Rave mallorquí, pastanaga negra, col borratxó, meló blanc rallat, colflori pinya, ceba blanca, pebre ros, albergínia mallorquina. Su futuro, en buena parte, depende de la labor del Institut, que trabaja en una "colección activa, con especies en la nevera, pero con la mayoría sembradas en los campos de los payeses", en la fase final de un proyecto que comienza con la prospección, en la que se identifican y diferencian las variedades autóctonas, y continúa con una caracterización botánica y agronómica, para conocer su resistencia a plagas y sequías, en la que se trabaja actualmente.
"Lo que estamos haciendo es una investigación participativa en el que el técnico y el agricultor van de la mano, quizás incluso con más peso del agricultor, que nos ayuda a encontrar la variedad local originaria, y también en la selección, durante la recolecta, para evitar la dispersión", detalla Moscardó sobre un innovador proyecto a largo plazo que quiere contar también con el parecer de los consumidores mediante catas. Su registro conforme a la ley de semillas, para convertirlas en patrimonio público, es el paso previo a la siembra y recolecta tras la cual se repetirá un ciclo pensado para evitar que las semillas se vuelvan inviables con el paso del tiempo, como puede suceder en el popular silo creado por la ONU y enterrado en Noruega. "Pretendemos que dentro de cincuenta años, las semillas sigan teniendo utilidad ecológica", explicaban desde la conselleria de la Agricultura, de la que depende el Institut, que quiere conservar también cereales y legumbres.
"Además, no queremos que los payeses las conserven por romanticismo, sino porque les sean útiles", explica Moscardó, quien reconoce que la iniciativa da respuesta a una demanda reiterada de los agricultores ecológicos, que buscan semillas adaptadas a las condiciones del archipiélago e inmunes a las plagas.
En Sóller, el Jardí Botànic cuenta también con su versión local de Noé, encarnado en el cuerpo de Magdalena Vicens, responsable de la conservación de entre 200 y 300 especies endémicas amenazadas y hasta 1.000 poblaciones distintas, en una particular reserva genética en la que la temperatura se mide en grados negativos.

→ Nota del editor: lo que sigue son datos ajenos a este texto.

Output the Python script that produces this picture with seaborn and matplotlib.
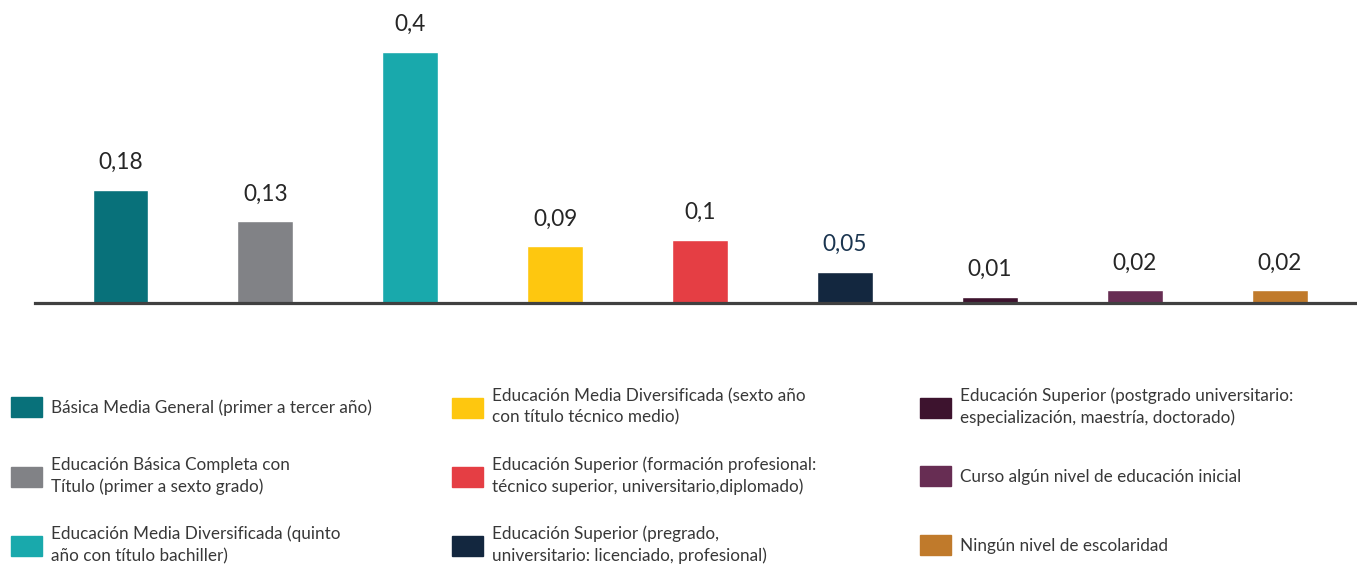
import matplotlib
matplotlib.use("Agg")
import matplotlib.pyplot as plt
import seaborn as sns
import pandas as pd

# Data
categories = [
    "Básica Media General (primer a tercer año)",
    "Educación Básica Completa con\nTítulo (primer a sexto grado)",
    "Educación Media Diversificada (quinto\naño con título bachiller)",
    "Educación Media Diversificada (sexto año\ncon título técnico medio)",
    "Educación Superior (formación profesional:\ntécnico superior, universitario,diplomado)",
    "Educación Superior (pregrado,\nuniversitario: licenciado, profesional)",
    "Educación Superior (postgrado universitario:\nespecialización, maestría, doctorado)",
    "Curso algún nivel de educación inicial",
    "Ningún nivel de escolaridad",
]
values = [0.18, 0.13, 0.4, 0.09, 0.1, 0.05, 0.01, 0.02, 0.02]
value_labels = ["0,18", "0,13", "0,4", "0,09", "0,1", "0,05", "0,01", "0,02", "0,02"]

colors = ["#08717A", "#818286", "#19A9AC", "#FEC70F", "#E53E44",
          "#13273F", "#3D132E", "#672D53", "#C07A2B"]
label_colors = ["#262626"] * 5 + ["#1B3550"] + ["#262626"] * 3

sns.set_theme(style="white")
plt.rcParams["font.family"] = ["Lato", "DejaVu Sans"]

W, H = 1357, 565
fig = plt.figure(figsize=(W / 100, H / 100), dpi=100)
# axes: left at x=35px, baseline at y=303px, top at figure top
ax = fig.add_axes([35 / W, (H - 303) / H, 1 - 35 / W, 303 / H])

df = pd.DataFrame({"cat": categories, "val": values})
sns.barplot(data=df, x="cat", y="val", hue="cat", order=categories,
            hue_order=categories, palette=colors, width=0.386,
            saturation=1, legend=False, ax=ax)

ax.set_xlim(-0.590, 8.533)
ax.set_ylim(0, 303 / 628)
ax.set_xlabel("")
ax.set_ylabel("")
ax.set_xticks([])
ax.set_yticks([])
for s in ["top", "left", "right"]:
    ax.spines[s].set_visible(False)
ax.spines["bottom"].set_color("#404040")
ax.spines["bottom"].set_linewidth(2.3)

for i, (v, lab) in enumerate(zip(values, value_labels)):
    ax.annotate(lab, (i, v), xytext=(0, 19.8), textcoords="offset points",
                ha="center", va="center", fontsize=16.3,
                color=label_colors[i], annotation_clip=False)

# legend: 3x3 grid, one small legend per entry so rows line up
col_x = [11, 452, 920]
row_y = [407, 476, 545]
fs = 12.3
for k, (cat, col) in enumerate(zip(categories, colors)):
    c, r = k // 3, k % 3
    patch = plt.Rectangle((0, 0), 1, 1, color=col)
    leg = fig.legend([patch], [cat], loc="center left",
                     bbox_to_anchor=(col_x[c] / W, 1 - row_y[r] / H),
                     frameon=False, fontsize=fs, borderpad=0, borderaxespad=0,
                     handlelength=31 / (fs * 100 / 72),
                     handleheight=24 / (fs * 100 / 72),
                     handletextpad=9 / (fs * 100 / 72), labelcolor="#383838")
    for t in leg.get_texts():
        t.set_linespacing(1.42)

fig.savefig("out.png", dpi=100)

"Nos basamos en las listas rojas de los gobiernos autonómico y central, pero también, y a nuestro criterio, podemos conservar poblaciones que están en zonas urbanizables, como las orquídeas de Son Bocs, en Muro, donde se construirá un campo de golf", explica Vicens.
Los ejemplares a pares del salvador bíblico de la diversidad se multiplican en Sóller hasta alcanzar las 3.000 semillas, una cantidad suficiente "para hacer pruebas de viabilidad para comprobar que el material recogido es bueno, y dar pie a un plan de reintroducción de la especie ", en casos, como el de la Lysimachia menorquina, en la que la especie ya se encuentre sólo en bancos y jardines botánicos.
En el interín, las semillas permanecen deshidratadas primero y congeladas después. "Las metemos en una cámara hermética con un desecante, donde les reducimos la humedad relativa del 80 al 17 por ciento, y las dejamos con entre un 3 y un 5 por ciento de contenido hídrico", explica Vicens sobre un proyecto que comenzó en los albores de los 90, combinando semillas silvestres con hortalizas, cuya desaparición pone en peligro la conservación del sabor de antaño. "Se han perdido muchos tomates, fabáceas y patatas", asegura la responsable de un banco en el que todas las especies se conservan también en forma viva en los jardines.
La modesta, laboriosa y discreta labor de una y otra entidad persigue evitar que cada vez haya menos variedad en el mercado, o que el paladar se acostumbre, cada vez más, a los sabores uniformes que marcan las leyes de la oferta y la demanda. Un paso adelante para conseguir que el trampó y el tumbet sigan conservando mañana el sabor de antaño.